Hint First calculate the resultant capacitance of the circuit. Then using the appropriate formula, determine its charge. Considering the charge of two capacitors connected in series are the same, calculate the voltage difference across capacitors $C$ and $3C$.
Formula used
For series connection, ${C_{eq}} = \dfrac{{{C_1}{C_2}}}{{{C_1} + {C_2}}}$ and for parallel connection, ${C_{eq}} = {C_1} + {C_2}$
$q = CV$ where $q$ is the charge of the capacitor, $C$ is called the capacitance and $V$ is the potential difference across the capacitor.
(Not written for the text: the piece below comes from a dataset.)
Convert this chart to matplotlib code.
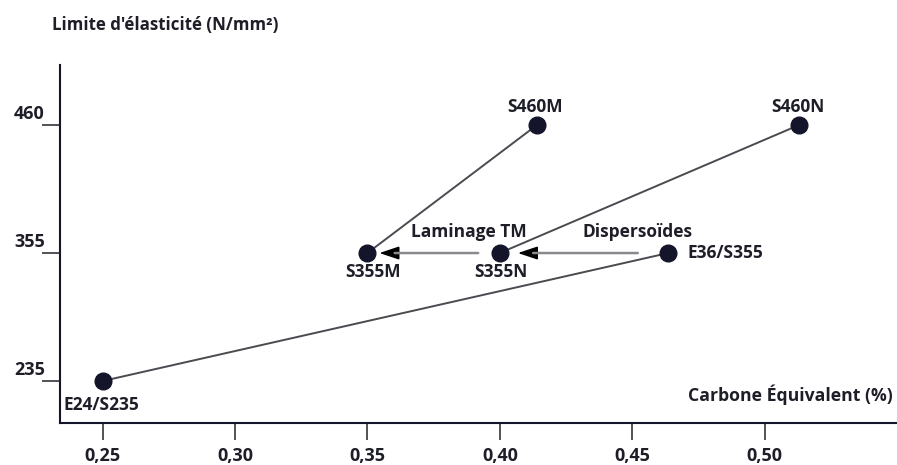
import numpy as np
import matplotlib
matplotlib.use("Agg")
import matplotlib.pyplot as plt

plt.rcParams['font.family'] = ['Open Sans', 'DejaVu Sans']

# ---- data ----
grades = ["E24/S235", "S355M", "S355N", "E36/S355", "S460M", "S460N"]
carbon_eq = [0.25, 0.35, 0.40, 0.4636, 0.414, 0.513]
yield_strength = [235, 355, 355, 355, 460, 460]
links = [("E24/S235", "E36/S355"), ("S355M", "S460M"), ("S355N", "S460N")]
arrows = [("E36/S355", "S355N", "Dispersoïdes"), ("S355N", "S355M", "Laminage TM")]
x_ticks = [0.25, 0.30, 0.35, 0.40, 0.45, 0.50]
x_tick_labels = ["0,25", "0,30", "0,35", "0,40", "0,45", "0,50"]
y_ticks = [235, 355, 460]
y_tick_labels = ["235", "355", "460"]
y_title = "Limite d'élasticité (N/mm²)"
x_title = "Carbone Équivalent (%)"

pts = {g: (x, y) for g, x, y in zip(grades, carbon_eq, yield_strength)}

# piecewise (equally spaced ticks) y scale
ref_vals = np.array(y_ticks, dtype=float)
ref_pos = np.arange(len(y_ticks), dtype=float)
def fwd(v):
    v = np.asarray(v, dtype=float)
    out = np.interp(v, ref_vals, ref_pos)
    out = np.where(v < ref_vals[0], (v - ref_vals[0]) / (ref_vals[1] - ref_vals[0]), out)
    out = np.where(v > ref_vals[-1], ref_pos[-1] + (v - ref_vals[-1]) / (ref_vals[-1] - ref_vals[-2]), out)
    return out
def inv(p):
    p = np.asarray(p, dtype=float)
    out = np.interp(p, ref_pos, ref_vals)
    out = np.where(p < ref_pos[0], ref_vals[0] + p * (ref_vals[1] - ref_vals[0]), out)
    out = np.where(p > ref_pos[-1], ref_vals[-1] + (p - ref_pos[-1]) * (ref_vals[-1] - ref_vals[-2]), out)
    return out

fig = plt.figure(figsize=(8.97, 4.65), dpi=100)
ax = fig.add_axes([60/897, 42/465, 837/897, 358/465])
ax.set_yscale('function', functions=(fwd, inv))
ax.set_xlim(0.2339, 0.550)
ax.set_ylim(inv(-0.328), inv(2.469))

dark = '#14142a'
txt = '#1e1e28'
lab_fs = 12.5

for a, b in links:
    ax.plot([pts[a][0], pts[b][0]], [pts[a][1], pts[b][1]], color='#4a4a50', lw=1.4, zorder=2)

for a, b, lab in arrows:
    shrinkB = 13 if b == "S355N" else 8.6
    shrinkA = 22 if a == "E36/S355" else 15.6
    ax.annotate('', xy=pts[b], xytext=pts[a],
                arrowprops=dict(arrowstyle='-|>,head_length=0.6,head_width=0.2',
                                color='black', lw=1.2, shrinkA=shrinkA, shrinkB=shrinkB,
                                mutation_scale=20), zorder=3)
    ax.annotate('', xy=pts[b], xytext=pts[a],
                arrowprops=dict(arrowstyle='-', color='#8a8a8e', lw=1.8,
                                shrinkA=shrinkA, shrinkB=shrinkB + 11), zorder=4)
    ax.annotate(lab, xy=pts[a], xytext=(-22, 15), textcoords='offset points',
                ha='center', va='center', fontsize=lab_fs, fontweight='bold', color=txt)

ax.plot(carbon_eq, yield_strength, 'o', ms=12, color=dark, zorder=5)

label_offsets = {
    "E24/S235": ((-28, -17), 'left'),
    "S355M": ((4, -14), 'center'),
    "S355N": ((1, -14), 'center'),
    "E36/S355": ((14, 0), 'left'),
    "S460M": ((-1.5, 13), 'center'),
    "S460N": ((-0.5, 13), 'center'),
}
for g in grades:
    off, ha = label_offsets[g]
    ax.annotate(g, xy=pts[g], xytext=off, textcoords='offset points',
                ha=ha, va='center', fontsize=lab_fs, fontweight='bold', color=txt)

for s in ['top', 'right']:
    ax.spines[s].set_visible(False)
for s in ['left', 'bottom']:
    ax.spines[s].set_color(dark)
    ax.spines[s].set_linewidth(1.5)

ax.set_xticks(x_ticks)
ax.set_xticklabels(x_tick_labels, fontsize=13, fontweight='bold', color=txt)
ax.tick_params(axis='x', direction='out', length=12, width=1.2, color='#33333a', pad=5)
ax.set_yticks(y_ticks)
ax.set_yticklabels([])
ax.tick_params(axis='y', direction='out', length=13, width=1.2, color='#33333a')
for v, lab in zip(y_ticks, y_tick_labels):
    ax.annotate(lab, xy=(0, v), xycoords=('axes fraction', 'data'), xytext=(-11, 8),
                textcoords='offset points', ha='right', va='center',
                fontsize=13, fontweight='bold', color=txt, annotation_clip=False)

fig.text(52/897, 1 - 25/465, y_title, ha='left', va='center', fontsize=12.2,
         fontweight='bold', color=txt)
ax.annotate(x_title, xy=(1, 0), xycoords='axes fraction', xytext=(-3, 20),
            textcoords='offset points', ha='right', va='center', fontsize=12.7,
            fontweight='bold', color=txt)

fig.savefig('out.png', dpi=100)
Complete step by step answer
A capacitor is a system of conductors and dielectric that can store electric charge. It consists of two conductors containing equal and opposite charges and has a potential difference $V$ between them.
The potential difference between the conductors is proportional to the charge on the capacitor and is given by the relation $q = CV$ where $q$ is the charge on the positive conductor and $C$ is called the capacitance.
First let us calculate the equivalent capacitance of this circuit.
So,
$3 + \left( {\dfrac{3}{4}} \right) \\\ = \dfrac{{15}}{4} \\\$
This is the capacitance of the two branches in parallel to each other where $\dfrac{3}{4}$is the equivalent capacitance of capacitors $C$ and $3C$ connected in series.
This is in series connection with the capacitance $C$
So, equivalent capacitance of the circuit is
$\dfrac{{\dfrac{{15}}{4}}}{{1 + \dfrac{{15}}{4}}} =$ $\dfrac{{\dfrac{{15}}{4}}}{{\dfrac{{19}}{4}}} = \dfrac{{15}}{{19}}$
Using the formula $q = CV$we find,
$q = \dfrac{{15}}{{19}} \times 190 = 150C$
So, the charge of the resultant capacitance is $150C$
Now, as both capacitances $1$ and $\dfrac{{15}}{4}$ are in series, they must have the same charges.
Therefore, voltage across capacitance $\dfrac{{15}}{4}$ is
$V = \dfrac{q}{C} = \dfrac{{150}}{{\dfrac{{15}}{4}}} = 40V$
From the diagram we can show that the voltage across capacitances $C$ and $3C$ is $40V$.
Again since these two capacitors are in series so they must have the same charges.
Equivalent capacitance of $C$and $3C$is
${C_{eq}} = \dfrac{3}{4}$
$q = {C_{eq}}V \\\ \Rightarrow q = \dfrac{3}{4} \times 40 = 30C \\\$
Therefore the voltage across capacitance $3C$is $\dfrac{{30}}{3} = 10V$

Thus, the correct option is C.

Note It is important to note that two or more capacitors in series will always have the same charge across their plates. As the charge is equal and constant, the voltage drop across the capacitor is determined by the value of the capacitor only.